Defensive responses were not confined to those who clung to the image of Charlotte as domestic saint. Her feminist supporters were equally disquieted. A letter in the Yorkshire Post decried the "recent aspersions that have been cast on the personality and character of Charlotte Bronte" while hailing her as a "leader in the movement for the intellectual uplifting of womanhood". The correspondent not only defended Charlotte's sexual "purity", but pigeonholed her as a political figure who had "set forth the iniquity of the system that denies the womanhood their just rights in the making and administering of the laws of this country . . ."
Charlotte's passion, suppressed by Gaskell, had been recovered, but at a cost. Her relationship with Heger subsequently became established in many accounts of the Bronte story as a tragic romance with a Mills and Boon flavour, its significance to her literary development swamped in a bath of sentiment. Even Winifred Gerin, the otherwise clear-sighted Bronte biographer, treated the episode with emotional indulgence. A play she wrote on the subject early on in her career, My Dear Master, was described in a review of 1955 as rising "no higher than a women's magazine serial".

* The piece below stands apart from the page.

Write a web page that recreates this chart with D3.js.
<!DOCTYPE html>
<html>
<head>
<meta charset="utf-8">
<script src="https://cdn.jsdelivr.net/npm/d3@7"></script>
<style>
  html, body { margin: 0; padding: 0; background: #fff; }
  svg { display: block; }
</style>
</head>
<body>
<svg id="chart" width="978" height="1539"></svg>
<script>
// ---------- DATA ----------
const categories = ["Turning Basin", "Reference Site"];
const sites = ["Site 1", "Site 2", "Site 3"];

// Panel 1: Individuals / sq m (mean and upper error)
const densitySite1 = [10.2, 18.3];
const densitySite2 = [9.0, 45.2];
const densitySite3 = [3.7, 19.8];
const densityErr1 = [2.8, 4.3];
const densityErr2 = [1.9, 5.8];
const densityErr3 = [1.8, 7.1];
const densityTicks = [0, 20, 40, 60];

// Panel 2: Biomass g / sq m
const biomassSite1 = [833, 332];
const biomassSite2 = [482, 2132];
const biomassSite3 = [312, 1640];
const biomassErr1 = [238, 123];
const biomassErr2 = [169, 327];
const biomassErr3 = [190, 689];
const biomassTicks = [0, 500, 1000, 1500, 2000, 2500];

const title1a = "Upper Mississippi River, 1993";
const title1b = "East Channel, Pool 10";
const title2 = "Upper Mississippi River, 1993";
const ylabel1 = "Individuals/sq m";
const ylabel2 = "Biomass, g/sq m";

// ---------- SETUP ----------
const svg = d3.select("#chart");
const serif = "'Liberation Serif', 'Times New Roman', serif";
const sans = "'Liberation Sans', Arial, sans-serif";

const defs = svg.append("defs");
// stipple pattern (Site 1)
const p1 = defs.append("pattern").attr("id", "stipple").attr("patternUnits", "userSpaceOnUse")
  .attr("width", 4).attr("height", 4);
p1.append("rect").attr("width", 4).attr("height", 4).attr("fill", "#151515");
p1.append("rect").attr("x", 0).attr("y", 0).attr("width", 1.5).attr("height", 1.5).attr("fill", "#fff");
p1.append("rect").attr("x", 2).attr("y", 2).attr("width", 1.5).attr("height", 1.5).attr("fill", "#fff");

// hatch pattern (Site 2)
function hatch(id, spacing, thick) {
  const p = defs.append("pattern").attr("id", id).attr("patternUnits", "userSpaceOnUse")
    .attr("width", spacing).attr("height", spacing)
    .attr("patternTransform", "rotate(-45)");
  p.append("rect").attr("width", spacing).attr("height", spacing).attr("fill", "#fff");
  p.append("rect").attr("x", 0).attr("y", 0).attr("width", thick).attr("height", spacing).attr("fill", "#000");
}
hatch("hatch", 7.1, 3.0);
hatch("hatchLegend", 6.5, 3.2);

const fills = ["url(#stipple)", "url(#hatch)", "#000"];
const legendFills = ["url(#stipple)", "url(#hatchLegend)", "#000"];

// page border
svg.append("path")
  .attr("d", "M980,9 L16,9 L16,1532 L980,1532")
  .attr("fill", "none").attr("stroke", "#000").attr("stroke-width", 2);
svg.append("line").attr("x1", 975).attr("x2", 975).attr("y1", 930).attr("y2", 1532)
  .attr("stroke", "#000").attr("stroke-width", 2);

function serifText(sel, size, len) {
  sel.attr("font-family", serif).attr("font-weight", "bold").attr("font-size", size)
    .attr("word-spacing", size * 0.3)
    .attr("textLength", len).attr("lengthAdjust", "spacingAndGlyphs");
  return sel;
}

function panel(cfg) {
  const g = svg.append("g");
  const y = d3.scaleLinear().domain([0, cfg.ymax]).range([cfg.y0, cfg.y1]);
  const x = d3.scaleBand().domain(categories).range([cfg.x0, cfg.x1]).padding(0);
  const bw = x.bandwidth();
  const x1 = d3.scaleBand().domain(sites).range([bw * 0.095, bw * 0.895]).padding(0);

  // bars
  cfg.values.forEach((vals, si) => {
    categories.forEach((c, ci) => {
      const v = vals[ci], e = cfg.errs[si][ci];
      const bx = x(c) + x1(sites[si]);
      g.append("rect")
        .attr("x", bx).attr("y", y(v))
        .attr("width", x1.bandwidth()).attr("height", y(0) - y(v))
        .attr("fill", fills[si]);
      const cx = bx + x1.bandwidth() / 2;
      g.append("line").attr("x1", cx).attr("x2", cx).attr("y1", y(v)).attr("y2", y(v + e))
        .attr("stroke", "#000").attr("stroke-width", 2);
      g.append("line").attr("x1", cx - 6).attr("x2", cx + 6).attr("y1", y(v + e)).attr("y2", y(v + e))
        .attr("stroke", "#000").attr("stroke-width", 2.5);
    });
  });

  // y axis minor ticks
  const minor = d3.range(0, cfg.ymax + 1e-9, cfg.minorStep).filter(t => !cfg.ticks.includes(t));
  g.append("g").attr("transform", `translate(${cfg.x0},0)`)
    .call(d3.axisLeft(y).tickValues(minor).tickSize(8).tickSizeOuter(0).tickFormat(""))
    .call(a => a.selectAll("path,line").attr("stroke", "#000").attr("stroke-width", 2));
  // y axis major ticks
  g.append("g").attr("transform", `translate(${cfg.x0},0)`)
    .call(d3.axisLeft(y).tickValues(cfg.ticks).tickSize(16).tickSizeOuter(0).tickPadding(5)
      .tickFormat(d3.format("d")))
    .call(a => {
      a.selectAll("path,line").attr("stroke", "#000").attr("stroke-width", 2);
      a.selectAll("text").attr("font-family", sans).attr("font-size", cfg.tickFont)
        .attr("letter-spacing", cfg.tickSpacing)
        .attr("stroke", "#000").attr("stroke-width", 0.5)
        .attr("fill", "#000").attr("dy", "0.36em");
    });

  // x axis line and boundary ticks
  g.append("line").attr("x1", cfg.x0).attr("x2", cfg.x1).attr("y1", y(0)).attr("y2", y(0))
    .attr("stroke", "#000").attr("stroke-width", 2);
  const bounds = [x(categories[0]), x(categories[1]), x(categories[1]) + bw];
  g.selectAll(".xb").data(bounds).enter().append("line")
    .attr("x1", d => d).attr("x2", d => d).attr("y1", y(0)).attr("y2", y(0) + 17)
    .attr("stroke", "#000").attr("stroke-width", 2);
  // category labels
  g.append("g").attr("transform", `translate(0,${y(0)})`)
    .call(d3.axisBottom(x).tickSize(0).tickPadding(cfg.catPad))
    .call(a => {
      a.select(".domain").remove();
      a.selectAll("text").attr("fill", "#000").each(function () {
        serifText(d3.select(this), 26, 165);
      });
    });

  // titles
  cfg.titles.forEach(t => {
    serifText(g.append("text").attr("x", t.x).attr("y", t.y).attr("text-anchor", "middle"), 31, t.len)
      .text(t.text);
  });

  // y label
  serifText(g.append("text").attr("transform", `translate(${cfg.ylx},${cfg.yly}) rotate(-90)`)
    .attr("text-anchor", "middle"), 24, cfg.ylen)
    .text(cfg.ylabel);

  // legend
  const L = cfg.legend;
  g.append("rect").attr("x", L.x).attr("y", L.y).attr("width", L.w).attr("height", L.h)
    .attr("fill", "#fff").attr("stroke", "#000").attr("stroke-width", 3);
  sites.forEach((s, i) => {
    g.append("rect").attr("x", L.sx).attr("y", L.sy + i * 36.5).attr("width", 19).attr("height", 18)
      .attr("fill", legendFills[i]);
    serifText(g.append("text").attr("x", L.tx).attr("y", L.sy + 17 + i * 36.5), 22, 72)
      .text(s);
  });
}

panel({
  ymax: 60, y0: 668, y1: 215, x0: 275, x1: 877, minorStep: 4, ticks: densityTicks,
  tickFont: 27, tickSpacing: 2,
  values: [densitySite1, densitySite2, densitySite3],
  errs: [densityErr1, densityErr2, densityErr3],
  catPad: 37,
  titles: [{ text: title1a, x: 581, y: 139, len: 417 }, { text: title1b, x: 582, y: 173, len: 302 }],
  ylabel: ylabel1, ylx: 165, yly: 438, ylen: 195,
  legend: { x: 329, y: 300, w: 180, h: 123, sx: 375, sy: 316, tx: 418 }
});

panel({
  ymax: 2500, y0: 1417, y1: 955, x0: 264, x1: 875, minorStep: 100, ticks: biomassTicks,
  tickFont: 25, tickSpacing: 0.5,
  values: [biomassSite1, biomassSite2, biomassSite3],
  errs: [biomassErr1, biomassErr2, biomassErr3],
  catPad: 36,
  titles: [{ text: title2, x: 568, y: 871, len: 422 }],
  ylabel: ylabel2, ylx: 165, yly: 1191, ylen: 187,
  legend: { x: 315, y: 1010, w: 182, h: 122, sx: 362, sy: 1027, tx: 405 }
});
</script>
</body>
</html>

By 1963 the Heger-Charlotte relationship had been so frequently and inappropriately romanticised that it was ripe for ridicule. A parodic "opera", Le Sorelle Bronte, appeared in New York in which the Belgian professor features as a Latin lover demanding passionate kisses with the words "Dammi uno baccio . . . Sulla bocca, Carlotta." Included in the libretto is an illustration, based on Branwell's famous portrait of his sisters, showing Charlotte in a provocatively low-cut dress and a come-hither expression! The Victorian guardians of her moral reputation must have turned in their graves.